Brokers beware credit repair referrals

by Adam Smith01 May 2012

A credit repairer has cautioned brokers against using the service for their clients, saying they could find themselves violating NCCP rules.

Oasis Finance Solutions’ Graham Reibelt has warned that brokers who refer clients to credit repair companies could risk putting clients in unsuitable loans. Reibelt said Oasis Finance Solutions briefly offered to take referrals from brokers, but quickly withdrew the service upon receiving legal advice.

Reibelt said credit repair would make it too difficult for a broker to accurately assess a client’s suitability for a loan product.

“To make a decision on one or a range of loan products, all known information about the client's true position and needs must be clearly identified as part of the assessment process. If a broker elects to arrange to have a client's credit history repaired and then not disclose that past history, then a key element will be missing from the assessment process, so any loan selection decision will be tainted,” Reibelt said.

The essence of credit repair, Reibelt said, was to ensure clients became eligible for credit they would not otherwise have been able to secure. Because of this, he cautioned that brokers and lenders should be wary of repairing clients’ credit.

“If the selected loan product would not have been one the client would previously have qualified for, then the broker and or the lender would have breached their obligations under the NCCP to find a product that was not unsuitable,” Reibelt said.

Disclosing credit repair may not be enough either, he suggested. While disclosure of the credit repair would be imperative, Reibelt said it would also defeat the purpose.

“The very essence of the NCCP is disclosure both to the client and to the lender; therefore, to avoid these issues the broker must disclose known information about their client's credit history to the lender. How else can the lender make an informed decision? Clearly by disclosing their client's adverse credit history it will negate any benefit the credit repair may have achieved,” he said.

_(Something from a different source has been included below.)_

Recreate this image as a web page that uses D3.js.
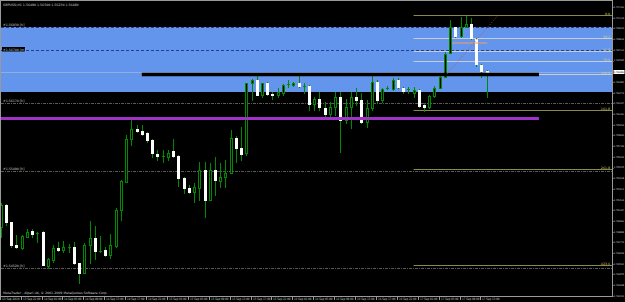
<!DOCTYPE html>
<html><head><meta charset="utf-8">
<script src="https://cdn.jsdelivr.net/npm/d3@7"></script>
<style>html,body{margin:0;padding:0;background:#000;overflow:hidden}</style>
</head><body>
<svg id="c" width="625" height="302"></svg>
<script>
const symbolTitle = "GBPUSD,H1  1.56490 1.56500 1.56230 1.56480";
const copyright = "MetaTrader - Alpari UK, \u00A9 2001-2009 MetaQuotes Software Corp.";
const timeLabels = ["13 Sep 2010","13 Sep 21:00","14 Sep 01:00","14 Sep 05:00","14 Sep 09:00","14 Sep 13:00","14 Sep 17:00","14 Sep 21:00","15 Sep 01:00","15 Sep 05:00","15 Sep 09:00","15 Sep 13:00","15 Sep 17:00","15 Sep 21:00","16 Sep 01:00","16 Sep 05:00","16 Sep 09:00","16 Sep 13:00","16 Sep 17:00","16 Sep 21:00","17 Sep 01:00","17 Sep 05:00","17 Sep 09:00","17 Sep 13:00"];
const timeLabelBars = [0,4,8,12,16,20,24,28,32,36,40,44,48,52,56,60,64,68,72,76,80,84,88,92];

const opens = [1.5493,1.5515,1.5498,1.5475,1.5472,1.5483,1.5489,1.5487,1.5488,1.5454,
1.5460,1.5472,1.5470,1.5473,1.5473,1.5457,1.5447,1.5475,1.5482,1.5469,
1.5470,1.5465,1.5474,1.5510,1.5538,1.5581,1.5591,1.5589,1.5587,1.5580,
1.5566,1.5564,1.5563,1.5569,1.5564,1.5542,1.5532,1.5528,1.5532,1.5550,
1.5520,1.5550,1.5539,1.5543,1.5547,1.5582,1.5572,1.5567,1.5637,1.5640,
1.5625,1.5637,1.5626,1.5625,1.5627,1.5636,1.5635,1.5637,1.5634,1.5634,
1.5616,1.5621,1.5612,1.5606,1.5613,1.5623,1.5600,1.5613,1.5623,1.5620,
1.5598,1.5612,1.5638,1.5620,1.5632,1.5631,1.5640,1.5632,1.5631,1.5627,
1.5630,1.5615,1.5613,1.5624,1.5632,1.5643,1.5667,1.5693,1.5684,1.5693,
1.5696,1.5681,1.5655,1.5649];
const highs = [1.5517,1.5516,1.5498,1.5485,1.5485,1.5491,1.5491,1.5488,1.5489,1.5462,
1.5475,1.5478,1.5479,1.5476,1.5478,1.5457,1.5477,1.5499,1.5494,1.5484,
1.5473,1.5486,1.5512,1.5540,1.5585,1.5602,1.5595,1.5595,1.5588,1.5581,
1.5570,1.5570,1.5570,1.5581,1.5565,1.5543,1.5535,1.5537,1.5558,1.5558,
1.5557,1.5563,1.5557,1.5560,1.5590,1.5584,1.5593,1.5637,1.5641,1.5647,
1.5637,1.5638,1.5628,1.5632,1.5636,1.5640,1.5638,1.5647,1.5637,1.5635,
1.5623,1.5628,1.5618,1.5618,1.5628,1.5628,1.5621,1.5628,1.5632,1.5627,
1.5620,1.5647,1.5640,1.5632,1.5634,1.5642,1.5642,1.5633,1.5633,1.5633,
1.5631,1.5617,1.5625,1.5634,1.5644,1.5668,1.5700,1.5693,1.5703,1.5704,
1.5702,1.5682,1.5656,1.5650];
const lows = [1.5483,1.5495,1.5473,1.5472,1.5471,1.5483,1.5483,1.5478,1.5455,1.5452,
1.5458,1.5469,1.5468,1.5468,1.5456,1.5437,1.5447,1.5457,1.5461,1.5468,
1.5464,1.5462,1.5473,1.5500,1.5538,1.5575,1.5588,1.5585,1.5578,1.5563,
1.5560,1.5558,1.5560,1.5563,1.5534,1.5527,1.5527,1.5518,1.5520,1.5503,
1.5520,1.5525,1.5533,1.5533,1.5547,1.5558,1.5560,1.5565,1.5620,1.5625,
1.5623,1.5625,1.5621,1.5623,1.5625,1.5633,1.5634,1.5633,1.5627,1.5610,
1.5610,1.5610,1.5603,1.5601,1.5605,1.5568,1.5597,1.5592,1.5615,1.5597,
1.5593,1.5610,1.5618,1.5618,1.5631,1.5630,1.5632,1.5627,1.5627,1.5623,
1.5613,1.5609,1.5612,1.5623,1.5632,1.5643,1.5667,1.5683,1.5683,1.5693,
1.5681,1.5654,1.5643,1.5623];
const closes = [1.5515,1.5498,1.5475,1.5473,1.5484,1.5488,1.5486,1.5487,1.5455,1.5461,
1.5472,1.5470,1.5473,1.5473,1.5457,1.5447,1.5475,1.5482,1.5469,1.5469,
1.5465,1.5475,1.5510,1.5539,1.5581,1.5591,1.5589,1.5586,1.5580,1.5567,
1.5564,1.5564,1.5567,1.5564,1.5542,1.5532,1.5528,1.5533,1.5550,1.5520,
1.5550,1.5540,1.5543,1.5547,1.5582,1.5572,1.5566,1.5637,1.5640,1.5625,
1.5637,1.5626,1.5625,1.5628,1.5635,1.5636,1.5637,1.5634,1.5634,1.5616,
1.5621,1.5613,1.5606,1.5613,1.5623,1.5600,1.5613,1.5623,1.5620,1.5598,
1.5612,1.5638,1.5620,1.5631,1.5632,1.5640,1.5633,1.5629,1.5631,1.5630,
1.5614,1.5613,1.5624,1.5632,1.5643,1.5666,1.5693,1.5684,1.5693,1.5696,
1.5682,1.5656,1.5649,1.5648];

const priceTicks = [1.57130,1.57023,1.56916,1.56809,1.56702,1.56595,1.56488,1.56381,1.56274,1.56167,1.56060,1.55953,1.55846,1.55739,1.55632,1.55525,1.55418,1.55311,1.55204,1.55097,1.54990,1.54883,1.54776,1.54669,1.54562,1.54455,1.54348,1.54241];

const zonePrices = [1.5693, 1.5628];
const dashedLevels = [1.5693, 1.5670, 1.5617, 1.5549, 1.5452];
const dashedLabels = ["#1.56930 [h]", "#1.56700 [m]", "#1.56170 [h]", "#1.55490 [h]", "#1.54520 [h]"];
const blackLine = {price: 1.56455, from: 27, to: 103};
const purpleLine = {price: 1.56015, from: 0, to: 103};
const orangeLine = {price: 1.5677, from: 86.4, to: 93.1};
const fiboHigh = 1.5705, fiboLow = 1.5646, fiboStartBar = 79;
const fiboLevels = [0, 38.2, 61.8, 78.6, 100, 161.8, 261.8, 423.6];
const fiboText = ["0.0","38.2","61.8","78.6","100.0","161.8","261.8","423.6"];
const fiboTrend = [{bar: 85.4, price: 1.5646}, {bar: 95.2, price: 1.5705}];

const W = 625, H = 302, plotR = 612, plotB = 296;
const svg = d3.select("#c");
const x = d3.scaleLinear().domain([0, 93]).range([0.7, 486.7]);
const y = d3.scaleLinear().domain([1.5424, 1.5720]).range([plotB, 0]);
const font = "'DejaVu Sans', sans-serif";
const fs = 3.2, fsAxis = 2.5;

svg.append("rect").attr("width", W).attr("height", H).attr("fill", "#000");

// blue zone
svg.append("rect").attr("x", 1).attr("width", plotR - 1)
  .attr("y", y(zonePrices[0])).attr("height", y(zonePrices[1]) - y(zonePrices[0]))
  .attr("fill", "#6495ed");

// dashed level lines
dashedLevels.forEach((p, k) => {
  const inZone = p <= zonePrices[0] && p >= zonePrices[1];
  svg.append("line").attr("x1", 1).attr("x2", plotR)
    .attr("y1", Math.round(y(p)) + 0.5).attr("y2", Math.round(y(p)) + 0.5)
    .attr("stroke", inZone ? "#1f3f8f" : "#5a5a5a").attr("stroke-width", 1)
    .attr("stroke-dasharray", inZone ? "3,2" : "3,1,1,1");
});

// bid line
const last = closes[closes.length - 1];
svg.append("line").attr("x1", 1).attr("x2", plotR)
  .attr("y1", Math.round(y(last)) + 0.5).attr("y2", Math.round(y(last)) + 0.5)
  .attr("stroke", "#9db3d8").attr("stroke-width", 0.8);

// fibo lines
const fx0 = x(fiboStartBar);
fiboLevels.forEach((lv, k) => {
  const p = fiboHigh - (fiboHigh - fiboLow) * lv / 100;
  const olive = (lv === 0 || lv > 100);
  const yy = Math.round(y(p)) + 0.5;
  svg.append("line").attr("x1", fx0).attr("x2", plotR).attr("y1", yy).attr("y2", yy)
    .attr("stroke", olive ? "#8a8a48" : "#c8ccd4").attr("stroke-width", 1);
  svg.append("text").attr("x", plotR - 2).attr("y", yy - 0.8).attr("text-anchor", "end")
    .attr("font-family", font).attr("font-size", fs).attr("fill", "#d8d070").text(fiboText[k]);
});

// candles
const green = "#008a00";
const g = svg.append("g");
opens.forEach((o, i) => {
  const c = closes[i];
  const X = Math.round(x(i));
  g.append("line").attr("x1", X + 0.5).attr("x2", X + 0.5)
    .attr("y1", Math.round(y(highs[i]))).attr("y2", Math.round(y(lows[i])) + 1)
    .attr("stroke", green).attr("stroke-width", 1);
  const yt = Math.round(y(Math.max(o, c))), yb = Math.round(y(Math.min(o, c)));
  if (c > o) {
    g.append("rect").attr("x", X - 0.5).attr("width", 2).attr("y", yt + 0.5).attr("height", Math.max(0, yb - yt))
      .attr("fill", "#000").attr("stroke", green).attr("stroke-width", 1);
  } else if (c < o) {
    g.append("rect").attr("x", X - 1).attr("width", 3).attr("y", yt).attr("height", Math.max(1, yb - yt + 1))
      .attr("fill", "#fff");
  } else {
    g.append("line").attr("x1", X - 1).attr("x2", X + 2).attr("y1", yt + 0.5).attr("y2", yt + 0.5)
      .attr("stroke", green).attr("stroke-width", 1);
  }
});

// objects on top
function hline(o, color, w) {
  svg.append("line").attr("x1", Math.max(1, x(o.from))).attr("x2", x(o.to))
    .attr("y1", y(o.price)).attr("y2", y(o.price)).attr("stroke", color).attr("stroke-width", w);
}
hline(blackLine, "#000", 3.5);
hline(purpleLine, "#a032c8", 3);
hline(orangeLine, "#f0a060", 1.2);
svg.append("line").attr("x1", x(fiboTrend[0].bar)).attr("y1", y(fiboTrend[0].price))
  .attr("x2", x(fiboTrend[1].bar)).attr("y2", y(fiboTrend[1].price))
  .attr("stroke", "#c04848").attr("stroke-width", 0.8).attr("stroke-dasharray", "1,1.5");

// left labels on dashed lines
dashedLevels.forEach((p, k) => {
  const yy = y(p);
  if (k === 1) {
    svg.append("rect").attr("x", 2).attr("y", yy - 3).attr("width", 23).attr("height", 4.5).attr("fill", "#000");
  }
  svg.append("text").attr("x", 3).attr("y", yy - (k === 1 ? -0.5 : 1)).attr("font-family", font)
    .attr("font-size", fs).attr("fill", "#d0d0d0").text(dashedLabels[k]);
});

// frame and axes
svg.append("rect").attr("x", 0.5).attr("y", 0.5).attr("width", plotR).attr("height", plotB)
  .attr("fill", "none").attr("stroke", "#9a9a9a").attr("stroke-width", 1);

const lastY = y(last);
priceTicks.forEach(p => {
  const yy = y(p);
  if (Math.abs(yy - lastY) < 5) return;
  svg.append("line").attr("x1", plotR).attr("x2", plotR + 1.5).attr("y1", Math.round(yy) + 0.5).attr("y2", Math.round(yy) + 0.5)
    .attr("stroke", "#9a9a9a");
  svg.append("text").attr("x", plotR + 1.8).attr("y", yy + 0.9).attr("font-family", font)
    .attr("font-size", fsAxis).attr("fill", "#d0d0d0").text(d3.format(".5f")(p));
});
svg.append("rect").attr("x", plotR + 1.5).attr("y", lastY - 2).attr("width", 11).attr("height", 4).attr("fill", "#fff");
svg.append("text").attr("x", plotR + 1.8).attr("y", lastY + 0.9).attr("font-family", font)
  .attr("font-size", fsAxis).attr("fill", "#000").text(d3.format(".5f")(last));

timeLabels.forEach((t, k) => {
  const xx = Math.round(x(timeLabelBars[k])) - 0.5;
  svg.append("line").attr("x1", xx).attr("x2", xx).attr("y1", plotB).attr("y2", plotB + 4)
    .attr("stroke", "#9a9a9a");
  svg.append("text").attr("x", xx + 1.5).attr("y", plotB + 3.6).attr("font-family", font)
    .attr("font-size", fs).attr("fill", "#d0d0d0")
    .attr("textLength", 17.5).attr("lengthAdjust", "spacingAndGlyphs").text(t);
});

svg.append("text").attr("x", 3).attr("y", 5.5).attr("font-family", font).attr("font-size", fs)
  .attr("fill", "#d0d0d0").text(symbolTitle);
svg.append("text").attr("x", 3).attr("y", plotB - 2.5).attr("font-family", font).attr("font-size", fs)
  .attr("fill", "#d0d0d0").text(copyright);
</script>
</body></html>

Reibelt warned that, while there were no risks to credit repair companies taking referrals from brokers, considerable risks existed for the broker.

“The bottom line is brokers should not be referring clients to credit repair companies, the potential risks facing them are too great,” Reibelt said.


  • by Michael R 1/05/2012 10:30:31 AM

    It all depends on the individual's circumstances. To withdraw this service is a knee jerk reaction. I had a client who failed to get credit because he was defaulted for not paying $1,200 at university 4 years earlier, which his last employer should have paid when they were a trainee working for them. But because my client left their employ, they refused to pay, the last payment. It took 3 weeks to pay the repair company, & the default. But in the end all was done, and the failure to pay was in no way a blemish on my client's ability to pay or character. To simply withdraw this type of service is ridiculous.

  • by John C 1/05/2012 10:45:11 AM

    I disagree with Graeme, in that there are so many instances of incorrectly recorded credit infringements listed on Veda and the other Credit Reference agencies, that this is not providing a true picture of the the clients credit position either. If a credit infringement is removed because a mistake has been made, then it should be removed, if there is no mistake than the infringement remains. This is nannystatism at its worst!

  • by Alan 1/05/2012 11:02:58 AM

    I agree, in the case of a default listed on the clients file where the issue is in dispute and this is resolved in the clients favour then this is not an indicator of poor credit worthiness of the client. i know of a particular client who had a dispute with Origin energy over an unpaid account after the client had moved on from a rental property, in the end origin just stopped corresponding with the client and defaulted them. the file of evience that this was a disputed amount was ober an inch thick but Origin just decided to default the client. this is not an indicator or a poor credit worthy client but an example of a utility provider who didnt want to accept that they were wrong.